With no prospect of a bright future in his country, he left his native village and for months he travelled through Nigeria, Niger, Mali and Algeria, before finally reaching Morocco.
He told me his story while guiding me through the hills above F'nideq, a Moroccan Mediterranean resort that is only two kilometers away from "Bab Sebta", as Moroccans call the border.
After an hour or so, we reached a spot on top of the hill. The forest there is dense and constitutes a safe haven for about 30 would-be immigrants from Cameroon, Gabon, Chad and other African countries.

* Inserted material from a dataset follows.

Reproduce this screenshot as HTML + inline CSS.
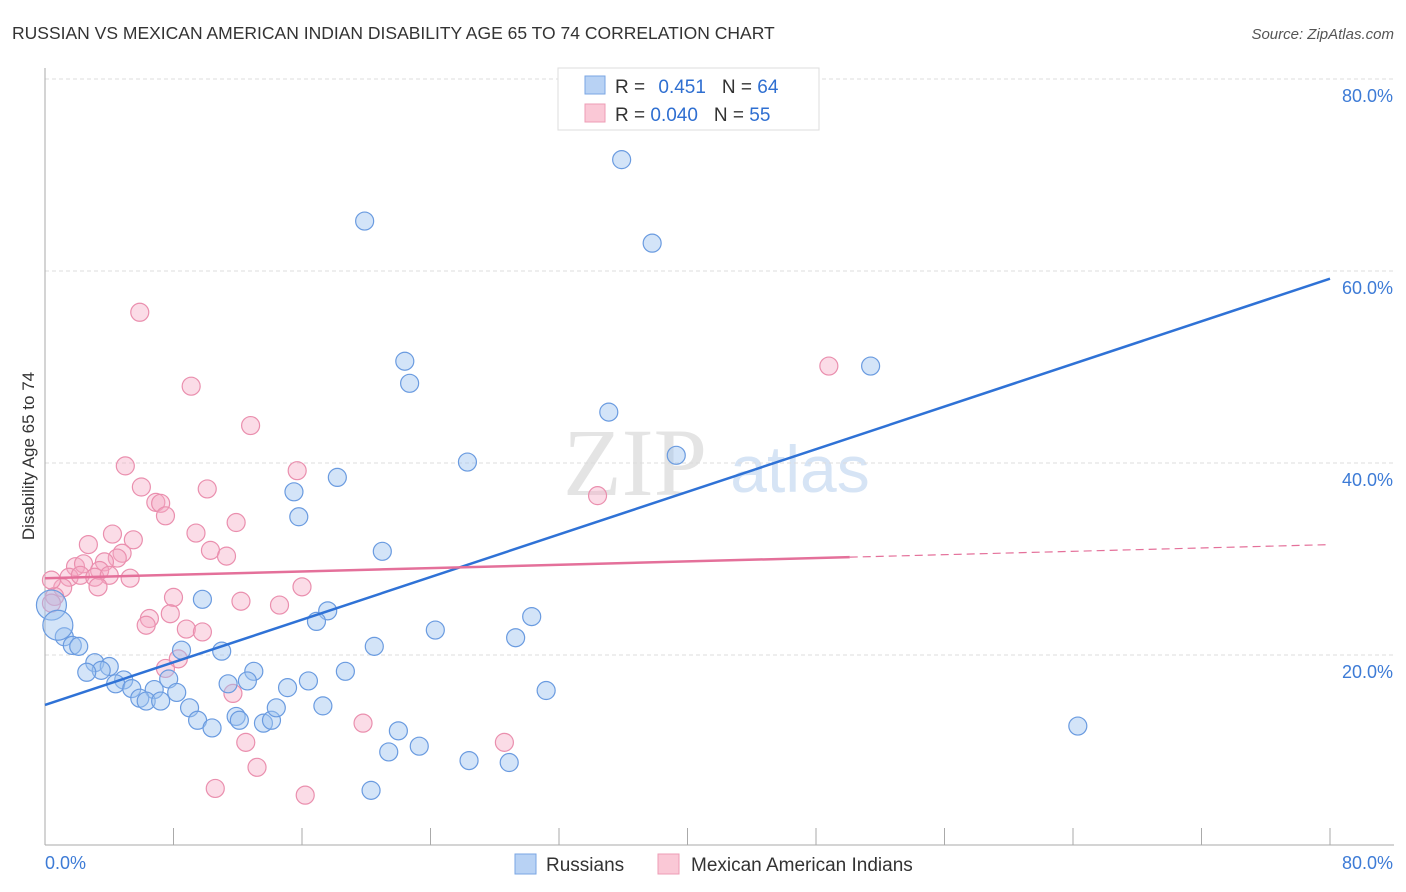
<!DOCTYPE html>
<html><head><meta charset="utf-8"><style>
body{margin:0;background:#fff;font-family:"Liberation Sans",sans-serif}
svg{display:block}
</style></head><body>
<svg id="c" width="1406" height="892">
<text x="12" y="39" font-size="17.5" fill="#333">RUSSIAN VS MEXICAN AMERICAN INDIAN DISABILITY AGE 65 TO 74 CORRELATION CHART</text>
<text x="1394" y="39" font-size="15" fill="#555" font-style="italic" text-anchor="end">Source: ZipAtlas.com</text>
<text x="635" y="495" font-size="96" fill="#e4e4e4" font-family="Liberation Serif" text-anchor="middle">ZIP</text>
<text x="800" y="492" font-size="66" fill="#d6e4f5" text-anchor="middle">atlas</text>
<g id="grid"></g><g id="axes"></g>
<g id="pink"></g><g id="blue"></g><g id="lines"></g>
<text transform="translate(34,456) rotate(-90)" font-size="17" fill="#333" text-anchor="middle">Disability Age 65 to 74</text>
<g>
<rect x="558" y="68" width="261" height="62" fill="#fff" stroke="#ddd"/>
<rect x="585" y="76" width="20" height="18" fill="#b8d2f4" stroke="#7aa6e3"/>
<rect x="585" y="104" width="20" height="18" fill="#fac8d6" stroke="#ee9cb5"/>
<text x="615" y="93" font-size="19" fill="#333">R = <tspan fill="#2f6fd1" dx="8">0.451</tspan><tspan dx="16" fill="#333">N = </tspan><tspan fill="#2f6fd1">64</tspan></text>
<text x="615" y="121" font-size="19" fill="#333">R = <tspan fill="#2f6fd1">0.040</tspan><tspan dx="16" fill="#333">N = </tspan><tspan fill="#2f6fd1">55</tspan></text>
</g>
<g>
<rect x="515" y="854" width="21" height="20" fill="#b8d2f4" stroke="#7aa6e3"/>
<text x="546" y="871" font-size="19" fill="#333">Russians</text>
<rect x="658" y="854" width="21" height="20" fill="#fac8d6" stroke="#ee9cb5"/>
<text x="691" y="871" font-size="19" fill="#333">Mexican American Indians</text>
</g>
</svg>
<script>
const blueX=[41.5,35.9,19.9,37.8,51.4,22.4,22.7,35.1,39.3,26.3,18.2,15.5,15.8,21.0,9.8,17.6,16.9,30.3,24.3,29.3,20.5,8.5,11.0,1.2,1.7,2.1,3.1,4.0,3.5,2.6,4.9,4.4,5.4,6.8,7.7,8.2,5.9,6.3,7.2,11.4,13.0,12.6,16.4,15.1,18.7,31.2,9.0,9.5,10.4,11.9,12.1,13.6,14.1,14.4,17.3,22.0,21.4,23.3,26.4,28.9,20.3,64.3];
const blueY=[79.9,71.6,65.2,62.9,50.1,50.6,48.3,45.3,40.8,40.1,38.5,37.0,34.4,30.8,25.8,24.6,23.5,24.0,22.6,21.8,20.9,20.5,20.4,21.9,21.0,20.9,19.2,18.8,18.4,18.2,17.4,17.0,16.5,16.4,17.5,16.1,15.5,15.2,15.2,17.0,18.3,17.3,17.3,16.6,18.3,16.3,14.5,13.2,12.4,13.6,13.2,12.9,13.2,14.5,14.7,12.1,9.9,10.5,9.0,8.8,5.9,12.6];
const blueBigX=[0.4,0.8];
const blueBigY=[25.2,23.1];
const pinkX=[5.9,9.1,48.8,12.8,5.0,15.7,6.0,10.1,6.9,7.2,7.5,11.9,34.4,4.2,9.4,5.5,2.7,10.3,4.8,4.5,11.3,1.9,2.4,3.7,3.4,1.5,2.2,3.1,4.0,5.3,1.1,3.3,16.0,0.6,0.4,8.0,12.2,14.6,6.5,6.3,7.8,8.8,9.8,8.3,7.5,11.7,19.8,12.5,28.6,13.2,10.6,16.2,0.4];
const pinkY=[55.7,48.0,50.1,43.9,39.7,39.2,37.5,37.3,35.9,35.8,34.5,33.8,36.6,32.6,32.7,32.0,31.5,30.9,30.6,30.1,30.3,29.2,29.5,29.7,28.8,28.1,28.3,28.1,28.3,28.0,27.0,27.1,27.1,26.1,25.4,26.0,25.6,25.2,23.8,23.1,24.3,22.7,22.4,19.6,18.6,16.0,12.9,10.9,10.9,8.3,6.1,5.4,27.8];
const yTicks=[20,40,60,80];
const yTickLabels=["20.0%","40.0%","60.0%","80.0%"];
const xTicks=[0,8,16,24,32,40,48,56,64,72,80];
const blueTrend=[14.8,59.2];
const pinkTrend=[28.0,31.5];
const pinkSolidEnd=50.1;

const NS="http://www.w3.org/2000/svg";
const sx=v=>45+v*1285/80, sy=v=>847-v*9.6;
function mk(tag,attrs,parent){const e=document.createElementNS(NS,tag);for(const k in attrs)e.setAttribute(k,attrs[k]);document.getElementById(parent).appendChild(e);return e;}
yTicks.forEach((t,i)=>{
  const g=mk('line',{x1:45,x2:1394,y1:sy(t),y2:sy(t),stroke:'#ddd','stroke-dasharray':'4,3'},'grid');
  
  
  const l=mk('text',{x:1393,y:sy(t)+23,'font-size':18,fill:'#3d7bd6','text-anchor':'end'},'grid');
  l.textContent=yTickLabels[i];
  
  
});
let a=mk('line',{x1:45,x2:45,y1:68,y2:845,stroke:'#aaa'},'axes');


a=mk('line',{x1:45,x2:1394,y1:845,y2:845,stroke:'#aaa'},'axes');


xTicks.forEach(t=>{const e=mk('line',{x1:sx(t),x2:sx(t),y1:828,y2:845,stroke:'#aaa'},'axes');
  
  });
let t=mk('text',{x:45,y:869,'font-size':18,fill:'#3d7bd6'},'axes');t.textContent='0.0%';


t=mk('text',{x:1393,y:869,'font-size':18,fill:'#3d7bd6','text-anchor':'end'},'axes');t.textContent='80.0%';


pinkX.forEach((x,i)=>{const c=mk('circle',{cx:sx(x),cy:sy(pinkY[i]),r:9,fill:'rgba(246,168,194,0.4)',stroke:'#ea8fae','stroke-width':1.2},'pink');
  
  });
blueX.forEach((x,i)=>{const c=mk('circle',{cx:sx(x),cy:sy(blueY[i]),r:9,fill:'rgba(158,195,240,0.45)',stroke:'#6a9be0','stroke-width':1.2},'blue');
  
  });
blueBigX.forEach((x,i)=>{const c=mk('circle',{cx:sx(x),cy:sy(blueBigY[i]),r:15,fill:'rgba(158,195,240,0.45)',stroke:'#6a9be0','stroke-width':1.2},'blue');
  
  });
const pAt=x=>pinkTrend[0]+(pinkTrend[1]-pinkTrend[0])*x/80;
let l=mk('line',{x1:sx(0),y1:sy(blueTrend[0]),x2:sx(80),y2:sy(blueTrend[1]),stroke:'#2f72d6','stroke-width':2.5},'lines');


l=mk('line',{x1:sx(0),y1:sy(pAt(0)),x2:sx(pinkSolidEnd),y2:sy(pAt(pinkSolidEnd)),stroke:'#e4709a','stroke-width':2.5},'lines');


l=mk('line',{x1:sx(pinkSolidEnd),y1:sy(pAt(pinkSolidEnd)),x2:sx(80),y2:sy(pAt(80)),stroke:'#e4709a','stroke-width':1.2,'stroke-dasharray':'8,5'},'lines');


</script>
</body></html>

In the beginning, I'm not really welcomed by the group because, as a young man from Gabon explains to me, they are fed up with journalists. They want nothing but to stay away from trouble.
The group was still mourning thirteen of their "brothers" who perished in the cold waters of the Mediterranean on February 6.
That day, about 400 would-be immigrants dived into the sea from the beach of F'nideq. They managed to swim the small distance that separates F'nideq from Ceuta.
Once there they say they were forced by Spain's Coast Guards to go back.
According to them, the guards fired at them with rubber-coated bullets. Thirteen are confirmed dead and more than 60 are still missing.
Mohammed Zellal leads a local human rights organisation based in Tétouan.
He explains the problem of illegal immigration from Africa to Europe at this point is that it is at a crossroads.
Countries like Spain and Morocco, he says, have to comply with International Law by guaranteeing the rights of immigrants, even if they hold no identification documents.
The problem also is the status of Ceuta: a European city located on African soil.
For Moroccans it is a reminiscence of Colonial times. For Spain, Ceuta and Melilla are part of Europe. European asylum rules and regulations have to be enforced in the enclaves and sub-Saharan immigrants know that.
Once in Ceuta, they would be welcomed into the Temporary Center for Immigrants and Asylum Seekers (CETI).
According to CETI's manager in Melilla, the centre is overcrowded with undocumented immigrants waiting for asylum papers and the Spanish government cannot send them back to Morocco.
This explains the high degree of coordination that is now in place between Madrid and Rabat. Their common policy is to prevent immigrants from touching the soil of Ceuta or Melilla.
But Dibongue and his comrades are adamant. As long as the CETI is in sight, they will keep on trying to fulfill their "European cause".